The patterns and correlations may also identify potential targets for new drugs or suggest strategies to prevent disease exacerbation (e.g., by avoiding a specific dietary component that correlates with worsening of symptoms). AI-based analysis of datasets related to immune function and IMIDs has already proven successful in achieving some of these desirable outcomes, including the development of novel drugs for the treatment of chronic inflammation [7].
AI-based analysis of big data does have its limitations [4]. The detection of usable patterns and correlations depends on how well the model is trained, which in turn depends on the quality of the datasets used for training.
Currently, there is significant non-uniformity in the datasets deposited in various repositories, particularly with respect to the completeness of the metadata (e.g., type, quality and processing of samples, clinical parameters, etc.), which can hamper both training and analysis.In addition, it is important to remember that individual patients may not conform to AI-generated predictions that are based on populations. This issue is particularly pertinent if the characteristics of the individual (e.g., sex, race, ethnicity) are not well represented in the training dataset.

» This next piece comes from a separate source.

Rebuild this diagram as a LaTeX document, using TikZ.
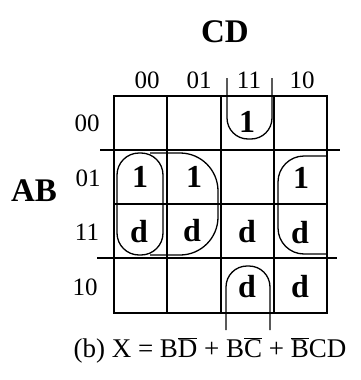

AI models are also prone to hallucinations, a persistent problem that raises questions about the reliability of some of the results that they produce [8,9]. Finally, the patterns, correlations and predictions that result from AI-based analysis remain theoretical until they are experimentally validated.
ThinkBio’s AI-powered platform for analyzing IMID-related data is uniquely equipped to address the limitations mentioned above in several ways. It will make use of carefully curated sources of data to maximize reliability and representation.
The analytic approach will integrate data of multiple types (omics, clinical, imaging, cytometry, etc.) and will employ different AI models in order to strengthen results and interpretations. In addition, major predictions will be subjected to actual experimental validation through collaborations with investigators with the relevant laboratory or clinical resources and expertise.
Finally, as the both the data and the AI models are continuously refined as a result of technological advances and experience, many of the limitations are likely to become less significant or easier to deal with. Thus, there is every reason to be optimistic that ThinkBio will be in a strong position to use AI-driven analysis of immunological data to aid in understanding and managing IMIDs.
References
1. Nat Rev Rheumatol. 2021; 17: 515.
2. Ann Rheum Dis. 2023; 82: 351.
3. Lancet Rheumatol. 2023; doi: 10.1016/S2665-9913(23)00010-3.
4. Arch Immunol Ther Exp (Warsz). 2024; 72: doi: 10.2478/aite-2024-0006.
5. Autoimmun Rev. 2024; 23: doi: 10.1016/j.autrev.2024.103584.
6. Nat Med. 2025; 31: 1738.
7. Annu Rev Biomed Data Sci. 2025; 8: 447.
8. Ann Pediatr Endocrinol Metab. 2025; 30: 115.
9. Annu Rev Biomed Data Sci. 2025; doi: 10.1146/annurev-biodatasci-103123-095406.